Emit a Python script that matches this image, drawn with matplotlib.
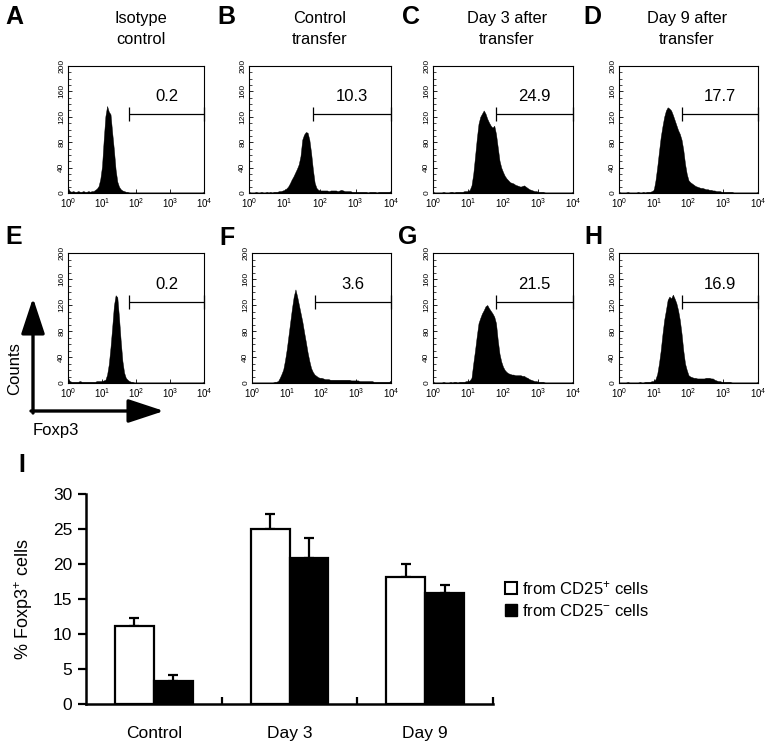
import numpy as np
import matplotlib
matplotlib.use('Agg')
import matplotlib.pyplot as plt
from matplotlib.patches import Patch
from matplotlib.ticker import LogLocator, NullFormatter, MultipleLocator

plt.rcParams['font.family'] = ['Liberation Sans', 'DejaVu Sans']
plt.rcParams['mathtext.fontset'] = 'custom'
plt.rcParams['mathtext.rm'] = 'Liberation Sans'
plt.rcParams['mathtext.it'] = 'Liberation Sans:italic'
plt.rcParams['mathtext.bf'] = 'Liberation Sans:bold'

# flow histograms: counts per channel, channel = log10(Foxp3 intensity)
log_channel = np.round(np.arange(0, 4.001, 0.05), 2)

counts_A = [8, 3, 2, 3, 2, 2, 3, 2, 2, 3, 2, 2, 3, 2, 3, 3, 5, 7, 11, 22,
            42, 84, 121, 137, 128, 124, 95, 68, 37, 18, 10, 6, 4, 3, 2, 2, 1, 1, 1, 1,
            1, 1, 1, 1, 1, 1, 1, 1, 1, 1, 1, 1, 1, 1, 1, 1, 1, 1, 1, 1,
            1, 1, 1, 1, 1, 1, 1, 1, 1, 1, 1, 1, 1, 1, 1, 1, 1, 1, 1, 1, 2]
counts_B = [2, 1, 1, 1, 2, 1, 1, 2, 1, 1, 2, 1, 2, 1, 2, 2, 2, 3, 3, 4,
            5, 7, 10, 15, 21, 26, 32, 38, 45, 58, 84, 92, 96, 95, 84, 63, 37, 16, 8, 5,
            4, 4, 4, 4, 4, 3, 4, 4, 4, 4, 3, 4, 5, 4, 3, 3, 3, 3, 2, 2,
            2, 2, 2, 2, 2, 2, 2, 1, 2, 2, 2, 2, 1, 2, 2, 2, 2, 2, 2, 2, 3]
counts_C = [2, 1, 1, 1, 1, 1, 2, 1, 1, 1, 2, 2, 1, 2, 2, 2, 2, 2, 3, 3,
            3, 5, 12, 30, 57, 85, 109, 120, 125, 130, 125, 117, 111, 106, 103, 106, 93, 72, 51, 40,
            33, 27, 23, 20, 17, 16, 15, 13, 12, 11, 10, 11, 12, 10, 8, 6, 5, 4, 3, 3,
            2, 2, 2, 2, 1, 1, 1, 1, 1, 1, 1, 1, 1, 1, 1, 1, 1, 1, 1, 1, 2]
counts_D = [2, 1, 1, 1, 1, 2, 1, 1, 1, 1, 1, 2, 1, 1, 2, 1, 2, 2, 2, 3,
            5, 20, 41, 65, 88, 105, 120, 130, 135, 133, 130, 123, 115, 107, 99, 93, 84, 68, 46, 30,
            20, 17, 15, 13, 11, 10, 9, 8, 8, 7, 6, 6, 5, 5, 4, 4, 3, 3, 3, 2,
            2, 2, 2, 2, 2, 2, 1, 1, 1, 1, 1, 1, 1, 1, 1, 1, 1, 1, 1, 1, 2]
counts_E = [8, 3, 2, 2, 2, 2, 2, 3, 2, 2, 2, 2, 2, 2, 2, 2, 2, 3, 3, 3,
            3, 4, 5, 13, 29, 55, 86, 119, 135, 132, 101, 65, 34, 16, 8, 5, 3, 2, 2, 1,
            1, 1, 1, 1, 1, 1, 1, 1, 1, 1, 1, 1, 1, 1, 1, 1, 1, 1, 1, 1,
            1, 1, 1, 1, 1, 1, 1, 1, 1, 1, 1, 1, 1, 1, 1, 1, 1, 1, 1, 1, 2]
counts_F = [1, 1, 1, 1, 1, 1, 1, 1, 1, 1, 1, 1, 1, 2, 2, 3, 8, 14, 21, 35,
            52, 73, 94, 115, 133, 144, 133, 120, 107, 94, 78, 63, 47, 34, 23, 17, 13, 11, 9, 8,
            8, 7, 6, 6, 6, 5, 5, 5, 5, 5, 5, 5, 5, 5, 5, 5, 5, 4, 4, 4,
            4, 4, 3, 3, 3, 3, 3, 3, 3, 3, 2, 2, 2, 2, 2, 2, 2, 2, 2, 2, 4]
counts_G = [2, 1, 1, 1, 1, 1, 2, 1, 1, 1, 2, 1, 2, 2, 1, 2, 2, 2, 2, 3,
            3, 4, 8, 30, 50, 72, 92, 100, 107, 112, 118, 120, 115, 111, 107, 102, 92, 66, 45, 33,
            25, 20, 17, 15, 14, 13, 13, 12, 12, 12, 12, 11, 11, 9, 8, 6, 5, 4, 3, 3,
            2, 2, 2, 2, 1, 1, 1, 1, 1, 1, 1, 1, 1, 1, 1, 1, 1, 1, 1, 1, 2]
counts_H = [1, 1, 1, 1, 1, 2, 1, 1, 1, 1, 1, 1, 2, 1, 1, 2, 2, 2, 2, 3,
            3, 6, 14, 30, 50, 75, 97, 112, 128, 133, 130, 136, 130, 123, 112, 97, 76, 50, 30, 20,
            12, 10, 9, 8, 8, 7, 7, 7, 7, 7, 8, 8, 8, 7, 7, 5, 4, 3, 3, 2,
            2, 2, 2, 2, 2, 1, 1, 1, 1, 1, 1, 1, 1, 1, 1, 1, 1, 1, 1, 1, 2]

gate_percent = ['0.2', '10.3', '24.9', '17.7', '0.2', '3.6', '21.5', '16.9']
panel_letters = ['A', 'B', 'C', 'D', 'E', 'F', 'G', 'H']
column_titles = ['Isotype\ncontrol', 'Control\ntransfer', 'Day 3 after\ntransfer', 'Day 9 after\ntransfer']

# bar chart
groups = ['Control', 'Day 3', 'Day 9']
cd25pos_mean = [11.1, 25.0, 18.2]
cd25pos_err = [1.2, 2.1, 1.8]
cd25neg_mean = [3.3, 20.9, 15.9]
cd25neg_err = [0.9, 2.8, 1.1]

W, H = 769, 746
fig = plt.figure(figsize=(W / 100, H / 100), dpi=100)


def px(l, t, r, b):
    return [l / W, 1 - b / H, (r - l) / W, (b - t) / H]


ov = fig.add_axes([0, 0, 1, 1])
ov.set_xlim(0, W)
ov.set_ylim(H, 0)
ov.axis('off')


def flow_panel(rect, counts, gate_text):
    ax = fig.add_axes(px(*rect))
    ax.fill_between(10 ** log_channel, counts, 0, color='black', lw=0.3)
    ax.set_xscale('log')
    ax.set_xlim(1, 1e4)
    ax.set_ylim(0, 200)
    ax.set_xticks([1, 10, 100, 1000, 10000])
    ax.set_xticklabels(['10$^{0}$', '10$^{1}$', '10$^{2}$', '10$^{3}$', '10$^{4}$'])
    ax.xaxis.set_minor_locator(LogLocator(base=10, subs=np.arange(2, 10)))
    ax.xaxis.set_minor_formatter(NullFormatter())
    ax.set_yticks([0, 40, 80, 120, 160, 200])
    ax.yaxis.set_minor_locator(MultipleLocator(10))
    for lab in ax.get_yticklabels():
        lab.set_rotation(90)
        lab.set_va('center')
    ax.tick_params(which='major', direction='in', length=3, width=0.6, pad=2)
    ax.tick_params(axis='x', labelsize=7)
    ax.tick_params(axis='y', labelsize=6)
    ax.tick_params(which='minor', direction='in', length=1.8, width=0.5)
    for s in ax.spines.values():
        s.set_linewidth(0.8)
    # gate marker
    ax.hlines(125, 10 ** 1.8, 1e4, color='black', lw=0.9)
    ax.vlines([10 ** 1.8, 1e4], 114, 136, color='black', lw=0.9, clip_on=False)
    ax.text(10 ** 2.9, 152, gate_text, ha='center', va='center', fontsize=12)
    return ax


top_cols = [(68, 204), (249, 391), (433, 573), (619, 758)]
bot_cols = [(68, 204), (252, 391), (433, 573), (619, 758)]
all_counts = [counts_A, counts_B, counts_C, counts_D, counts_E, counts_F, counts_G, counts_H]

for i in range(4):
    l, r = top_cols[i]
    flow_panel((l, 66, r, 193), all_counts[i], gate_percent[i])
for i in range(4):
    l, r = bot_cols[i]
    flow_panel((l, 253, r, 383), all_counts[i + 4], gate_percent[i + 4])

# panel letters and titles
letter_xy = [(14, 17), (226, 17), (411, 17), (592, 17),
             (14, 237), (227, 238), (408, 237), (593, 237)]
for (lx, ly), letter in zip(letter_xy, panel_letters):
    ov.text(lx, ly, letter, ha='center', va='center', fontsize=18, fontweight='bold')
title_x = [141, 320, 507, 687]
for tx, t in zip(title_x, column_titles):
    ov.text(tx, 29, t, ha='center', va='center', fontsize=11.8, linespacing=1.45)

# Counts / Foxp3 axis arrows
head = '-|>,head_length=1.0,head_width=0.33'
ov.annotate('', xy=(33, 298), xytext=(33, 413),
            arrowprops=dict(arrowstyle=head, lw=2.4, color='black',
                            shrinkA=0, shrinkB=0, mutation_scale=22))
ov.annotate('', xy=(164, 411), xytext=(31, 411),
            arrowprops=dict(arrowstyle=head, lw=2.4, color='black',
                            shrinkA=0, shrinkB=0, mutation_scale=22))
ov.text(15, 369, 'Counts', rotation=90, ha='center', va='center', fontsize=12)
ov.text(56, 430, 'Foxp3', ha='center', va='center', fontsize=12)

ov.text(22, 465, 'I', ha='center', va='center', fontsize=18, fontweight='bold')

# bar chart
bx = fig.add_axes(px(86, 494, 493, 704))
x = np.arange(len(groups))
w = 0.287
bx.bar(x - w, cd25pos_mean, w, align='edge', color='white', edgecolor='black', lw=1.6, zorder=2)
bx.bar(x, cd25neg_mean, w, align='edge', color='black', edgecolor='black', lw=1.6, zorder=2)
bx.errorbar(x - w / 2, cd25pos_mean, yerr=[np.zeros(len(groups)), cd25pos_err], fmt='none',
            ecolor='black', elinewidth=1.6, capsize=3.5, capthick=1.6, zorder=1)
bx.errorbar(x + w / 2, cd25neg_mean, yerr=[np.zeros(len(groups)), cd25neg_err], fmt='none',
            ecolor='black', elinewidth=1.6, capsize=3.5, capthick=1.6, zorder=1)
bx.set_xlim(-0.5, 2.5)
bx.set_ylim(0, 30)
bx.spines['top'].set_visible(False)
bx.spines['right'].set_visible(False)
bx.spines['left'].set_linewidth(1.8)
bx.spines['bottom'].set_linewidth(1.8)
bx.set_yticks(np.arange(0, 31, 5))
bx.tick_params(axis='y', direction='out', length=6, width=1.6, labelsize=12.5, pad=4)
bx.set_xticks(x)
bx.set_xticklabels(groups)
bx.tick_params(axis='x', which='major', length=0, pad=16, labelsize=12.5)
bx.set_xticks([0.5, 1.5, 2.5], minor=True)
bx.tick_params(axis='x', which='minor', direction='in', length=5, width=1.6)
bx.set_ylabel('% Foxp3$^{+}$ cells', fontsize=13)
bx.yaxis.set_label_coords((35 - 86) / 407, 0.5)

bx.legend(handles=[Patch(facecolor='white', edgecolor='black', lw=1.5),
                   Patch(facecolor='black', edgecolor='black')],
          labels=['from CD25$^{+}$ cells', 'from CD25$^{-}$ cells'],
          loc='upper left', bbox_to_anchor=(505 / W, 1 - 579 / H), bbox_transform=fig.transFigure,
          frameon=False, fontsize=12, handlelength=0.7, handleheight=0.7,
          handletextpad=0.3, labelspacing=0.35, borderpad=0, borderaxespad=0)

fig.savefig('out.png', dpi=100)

--

Prompt
From the first line of the listing above, repeat every line through the one holding "log_channel = np.round(np.arange(0, 4.001, 0.05), 2)". Both ends count, and pictures stay out.

Worked answer
Emit a Python script that matches this image, drawn with matplotlib.
import numpy as np
import matplotlib
matplotlib.use('Agg')
import matplotlib.pyplot as plt
from matplotlib.patches import Patch
from matplotlib.ticker import LogLocator, NullFormatter, MultipleLocator

plt.rcParams['font.family'] = ['Liberation Sans', 'DejaVu Sans']
plt.rcParams['mathtext.fontset'] = 'custom'
plt.rcParams['mathtext.rm'] = 'Liberation Sans'
plt.rcParams['mathtext.it'] = 'Liberation Sans:italic'
plt.rcParams['mathtext.bf'] = 'Liberation Sans:bold'

# flow histograms: counts per channel, channel = log10(Foxp3 intensity)
log_channel = np.round(np.arange(0, 4.001, 0.05), 2)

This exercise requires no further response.